**WRITTEN INSTRUCTION:** All the data should be repeated exactly. Any image in it is left out.

**DATASET SECTION:**
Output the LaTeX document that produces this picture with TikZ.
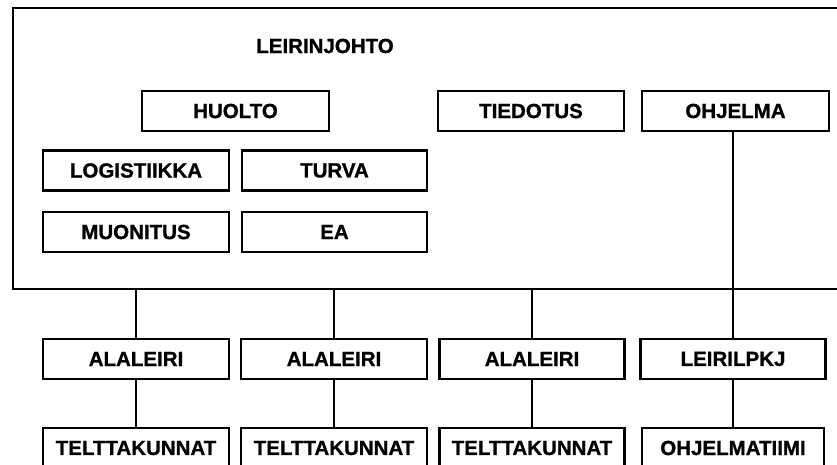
\documentclass[tikz,border=0pt]{standalone}
\usepackage{fontspec}
\setmainfont{Liberation Sans}[BoldFeatures={FakeBold=1}]
\begin{document}
\begin{tikzpicture}[x=1pt,y=-1pt,
  lbl/.style={font=\fontsize{20.5}{24}\selectfont\bfseries},
  box/.style={draw=black,line width=2.1pt,inner sep=0pt,minimum width=186pt,minimum height=40pt,lbl},
  conn/.style={draw=black,line width=2pt}]
\useasboundingbox (0,0) rectangle (837,464);
\clip (0,0) rectangle (837,464);
\fill[white] (0,0) rectangle (837,464);
% outer frame
\node[draw=black,line width=2.8pt,inner sep=0pt,minimum width=850pt,minimum height=281pt] (outer) at (438,148.5) {};
\node[lbl] (lj) at (325,46) {LEIRINJOHTO};
% inner boxes
\node[box,minimum width=187pt] (huolto) at (235.5,111) {HUOLTO};
\node[box] (tiedotus) at (531,111) {TIEDOTUS};
\node[box,minimum width=187pt] (ohjelma) at (735.5,111) {OHJELMA};
\node[box] (logistiikka) at (136,170.5) {LOGISTIIKKA};
\node[box,minimum width=185pt] (turva) at (334.5,170.5) {TURVA};
\node[box] (muonitus) at (136,232) {MUONITUS};
\node[box,minimum width=185pt] (ea) at (334.5,232) {EA};
% second level
\node[box] (ala1) at (136,359) {ALALEIRI};
\node[box] (ala2) at (334,359) {ALALEIRI};
\node[box,minimum width=185pt] (ala3) at (532,359) {ALALEIRI};
\node[box,minimum width=185pt] (lpkj) at (733,359) {LEIRILPKJ};
% third level (cut off at bottom)
\node[box,minimum height=60pt] (tk1) at (136,458) {};
\node[box,minimum height=60pt] (tk2) at (334,458) {};
\node[box,minimum width=185pt,minimum height=60pt] (tk3) at (532,458) {};
\node[box,minimum width=182pt,minimum height=60pt] (ot) at (733,458) {};
\node[lbl] (tk1t) at (136,448) {TELTTAKUNNAT};
\node[lbl] (tk2t) at (334,448) {TELTTAKUNNAT};
\node[lbl] (tk3t) at (532,448) {TELTTAKUNNAT};
\node[lbl] (ott) at (733,448) {OHJELMATIIMI};
% connectors
\draw[conn] (ala1.north) -- (ala1.north |- outer.south);
\draw[conn] (ala2.north) -- (ala2.north |- outer.south);
\draw[conn] (ala3.north) -- (ala3.north |- outer.south);
\draw[conn] (ohjelma.south -| lpkj.north) -- (lpkj.north);
\draw[conn] (ala1.south) -- (tk1.north);
\draw[conn] (ala2.south) -- (tk2.north);
\draw[conn] (ala3.south) -- (tk3.north);
\draw[conn] (lpkj.south) -- (ot.north);
\end{tikzpicture}
\end{document}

**TASK OUTPUT:**
Output the LaTeX document that produces this picture with TikZ.
\documentclass[tikz,border=0pt]{standalone}
\usepackage{fontspec}
\setmainfont{Liberation Sans}[BoldFeatures={FakeBold=1}]
\begin{document}
\begin{tikzpicture}[x=1pt,y=-1pt,
  lbl/.style={font=\fontsize{20.5}{24}\selectfont\bfseries},
  box/.style={draw=black,line width=2.1pt,inner sep=0pt,minimum width=186pt,minimum height=40pt,lbl},
  conn/.style={draw=black,line width=2pt}]
\useasboundingbox (0,0) rectangle (837,464);
\clip (0,0) rectangle (837,464);
\fill[white] (0,0) rectangle (837,464);
% outer frame
\node[draw=black,line width=2.8pt,inner sep=0pt,minimum width=850pt,minimum height=281pt] (outer) at (438,148.5) {};
\node[lbl] (lj) at (325,46) {LEIRINJOHTO};
% inner boxes
\node[box,minimum width=187pt] (huolto) at (235.5,111) {HUOLTO};
\node[box] (tiedotus) at (531,111) {TIEDOTUS};
\node[box,minimum width=187pt] (ohjelma) at (735.5,111) {OHJELMA};
\node[box] (logistiikka) at (136,170.5) {LOGISTIIKKA};
\node[box,minimum width=185pt] (turva) at (334.5,170.5) {TURVA};
\node[box] (muonitus) at (136,232) {MUONITUS};
\node[box,minimum width=185pt] (ea) at (334.5,232) {EA};
% second level
\node[box] (ala1) at (136,359) {ALALEIRI};
\node[box] (ala2) at (334,359) {ALALEIRI};
\node[box,minimum width=185pt] (ala3) at (532,359) {ALALEIRI};
\node[box,minimum width=185pt] (lpkj) at (733,359) {LEIRILPKJ};
% third level (cut off at bottom)
\node[box,minimum height=60pt] (tk1) at (136,458) {};
\node[box,minimum height=60pt] (tk2) at (334,458) {};
\node[box,minimum width=185pt,minimum height=60pt] (tk3) at (532,458) {};
\node[box,minimum width=182pt,minimum height=60pt] (ot) at (733,458) {};
\node[lbl] (tk1t) at (136,448) {TELTTAKUNNAT};
\node[lbl] (tk2t) at (334,448) {TELTTAKUNNAT};
\node[lbl] (tk3t) at (532,448) {TELTTAKUNNAT};
\node[lbl] (ott) at (733,448) {OHJELMATIIMI};
% connectors
\draw[conn] (ala1.north) -- (ala1.north |- outer.south);
\draw[conn] (ala2.north) -- (ala2.north |- outer.south);
\draw[conn] (ala3.north) -- (ala3.north |- outer.south);
\draw[conn] (ohjelma.south -| lpkj.north) -- (lpkj.north);
\draw[conn] (ala1.south) -- (tk1.north);
\draw[conn] (ala2.south) -- (tk2.north);
\draw[conn] (ala3.south) -- (tk3.north);
\draw[conn] (lpkj.south) -- (ot.north);
\end{tikzpicture}
\end{document}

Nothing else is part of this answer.